The parks and sites include the Cesar E. Chavez National Monument, which is being expanded to become the César E. Chávez and the Farmworker Movement National

Park, Avi Kwa Ame National Monument, the Berryessa Snow Mountain National Monument Expansion, Castner Range National Monument, Chesapeake National Recreation Area, Chumash Heritage National Marine Sanctuary, Friendship Park, Gila River Wild & Scenic, Hudson Canyon National Marine Sanctuary, Los Dos Laredos Binational Park, the Pacific Remote Islands National Monument Expansion & Renaming, and the Wildlife Refuge in the Rio Grande Valley. The report also promotes the passage of the Protecting Unique and Beautiful Landscapes by Investing in California (Public) Lands Act — which identifies a number of other sites in California in need of restoration and prioritizes them.

The nonprofit also wrote that Biden and Congress acting quickly on the preservation of the named sites would also bring other benefits in regards to health. 

“It also impacts physical and mental health. Spending time in natural areas, on the coast, and around waterways has well-documented benefits to mental health, from stress reduction to decreases in anxiety and depression. They also boost physical health by making the air cleaner and incentivizing exercise, reducing the risk of lung diseases and COVID-19,” the report said. 

Besides simply being national sites and important outdoor spaces for families and individuals — at least in the case of these 12 sites — they are also historical and carry huge significance for many Latinos across the nation. They serve as almost a museum for others, telling a narrative not available anywhere else. 

According to the nonprofit’s report, less than 25% of national parks right now in the U.S. have a purpose of any sort that is documenting historically neglected, forgotten, and disenfranchised communities, such as the Latino community, which is ever growing. Additionally, less than 8% of these sites represent narratives sensitive to Latinos or other groups of color. 

San Diego's Friendship Park is one of the very few that does have that representation and importance.
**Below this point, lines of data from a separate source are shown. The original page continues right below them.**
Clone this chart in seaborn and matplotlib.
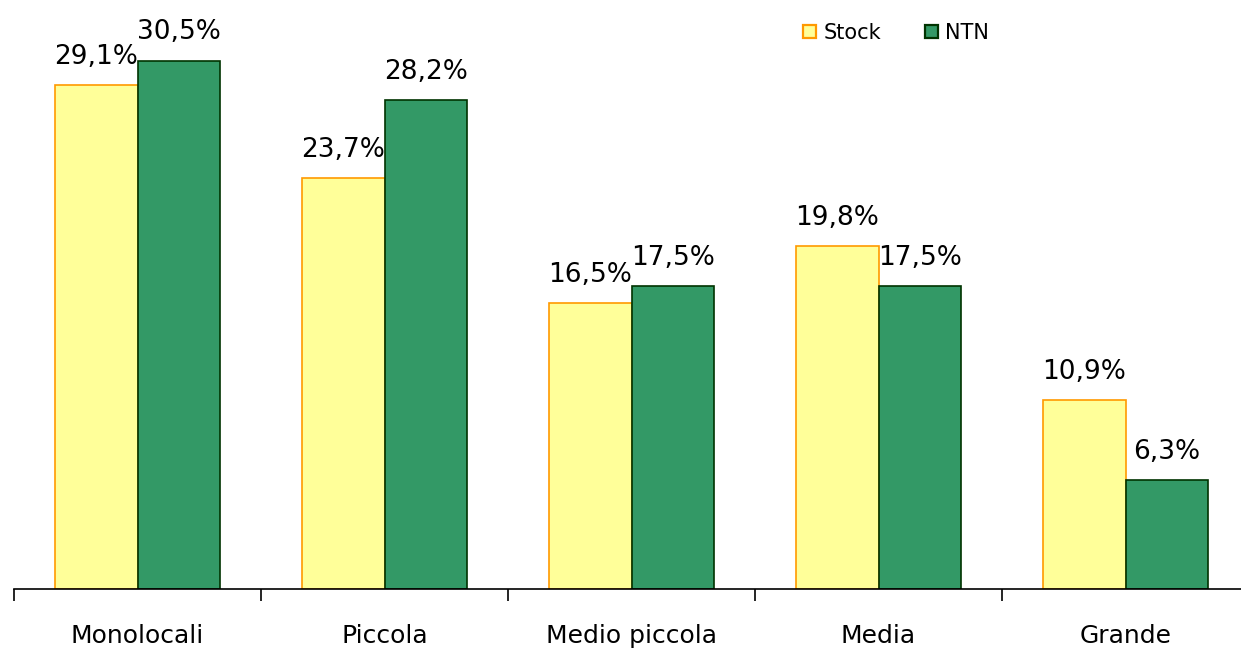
import matplotlib
matplotlib.use("Agg")
import matplotlib.pyplot as plt
from matplotlib.patches import Patch
import seaborn as sns
import pandas as pd

# Quote per taglio dimensionale
categories = ["Monolocali", "Piccola", "Medio piccola", "Media", "Grande"]
stock = [29.1, 23.7, 16.5, 19.8, 10.9]
ntn = [30.5, 28.2, 17.5, 17.5, 6.3]
series = ["Stock", "NTN"]

fill_colors = {"Stock": "#FFFF99", "NTN": "#339966"}
edge_colors = {"Stock": "#FF9900", "NTN": "#003300"}

df = pd.DataFrame({
    "categoria": categories * 2,
    "serie": ["Stock"] * len(categories) + ["NTN"] * len(categories),
    "quota": stock + ntn,
})

sns.set_theme(style="white")
plt.rcParams["font.family"] = ["DejaVu Sans"]
plt.rcParams["text.color"] = "black"
plt.rcParams["xtick.color"] = "black"

fig = plt.figure(figsize=(12.41, 6.48), dpi=100)
W, H = 1241, 648
ax = fig.add_axes([14 / W, 1 - 589 / H, 1235 / W, 589 / H])

sns.barplot(
    data=df, x="categoria", y="quota", hue="serie", order=categories,
    hue_order=series, palette=fill_colors, width=0.667, gap=0,
    errorbar=None, legend=False, ax=ax, saturation=1,
)

for cont, name in zip(ax.containers, series):
    for bar in cont:
        bar.set_edgecolor(edge_colors[name])
        bar.set_linewidth(1.2)
    ax.bar_label(
        cont, labels=[f"{v:.1f}%".replace(".", ",") for v in cont.datavalues],
        padding=11, fontsize=19, color="black",
    )

ax.set_xlim(-0.5, len(categories) - 0.5)
ax.set_ylim(0, 34)
ax.set_xlabel("")
ax.set_ylabel("")
ax.set_yticks([])

for side in ("top", "right", "left"):
    ax.spines[side].set_visible(False)
ax.spines["bottom"].set_color("black")
ax.spines["bottom"].set_linewidth(1.2)

ax.set_xticks(range(len(categories)))
ax.set_xticklabels(categories, fontsize=18, color="black")
ax.tick_params(axis="x", which="major", length=0, pad=25)
ax.set_xticks([i - 0.5 for i in range(len(categories) + 1)], minor=True)
ax.tick_params(axis="x", which="minor", length=8.5, width=1.2,
               direction="out", color="black", bottom=True)

handles = [Patch(facecolor=fill_colors[s], edgecolor=edge_colors[s],
                 linewidth=1.6, label=s) for s in series]
fig.legend(
    handles=handles, loc="center left",
    bbox_to_anchor=(803 / W, 1 - 33 / H), ncol=2, frameon=False,
    fontsize=15, handlelength=0.62, handleheight=0.62,
    handletextpad=0.35, columnspacing=2.1, borderpad=0, borderaxespad=0,
    labelcolor="black",
)

fig.savefig("out.png", dpi=100)
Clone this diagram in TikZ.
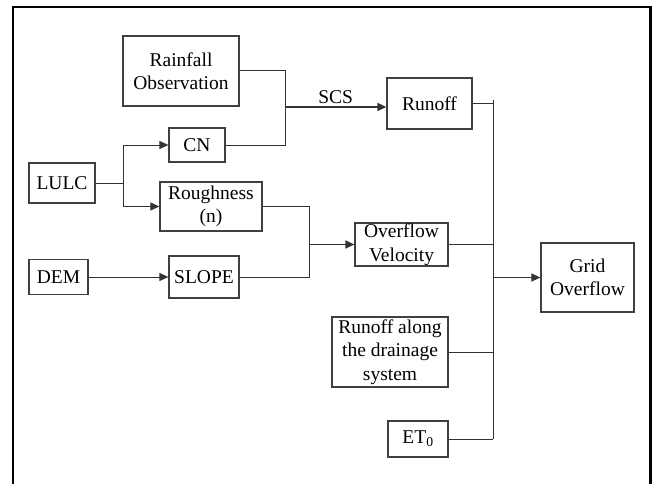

It is near the U.S.-Mexico border, and has for decades been a well known gathering area for those with families on either side to come and meet and also for the general public to take in the wonderful Southern California scenery. 

However, it is currently at risk of losing that meaning as it is being proposed to turn into a border wall. As the report says, the new proposal would endanger a lot of the wildlife in the coastal area and impede access to the nearby Border Fields State Park and Tijuana River National Estuarine Research Reserve.

Another is the Avi Kwa Ame, one of Southern Nevada’s most majestic landscapes that is biologically diverse, and also holds cultural importance to the lands in the whole Mojave Desert. There are mountains, canyons, natural springs, and bajadas that are sacred to the 10 Yuman speaking tribes, the Hopi, as well as the Chemehuevi Paiute. Making it a national monument would bring Nevada’s outdoor recreation economy to nearby towns. It would also serve as an important step towards a better relationship between Latino and Tribal communities. 

“For these reasons, in the new year Hispanic Access Foundation is asking President Biden and Congress to designate and protect new parks, waterways and coastal areas throughout the U.S. that will serve Latino and other disinvested communities,” Shanna Edberg, director of conservation at Hispanic Access Foundation, said in a statement.

The Hispanic Access Foundation report comes after President Biden took steps to designate Camp Hale-Continental Divide National Monument in October; and has pledged to designate Nevada’s Avi Kwa Ame as a national monument. 

“These areas, and many more that are important to Latino communities, will serve innumerable purposes with their protection,” Edberg said.“Protecting these areas would provide these benefits and more to local communities and visitors, while becoming jewels in the crown of the America the Beautiful initiative to protect 30% of U.S. lands, waters, and ocean by 2030,” reads the report.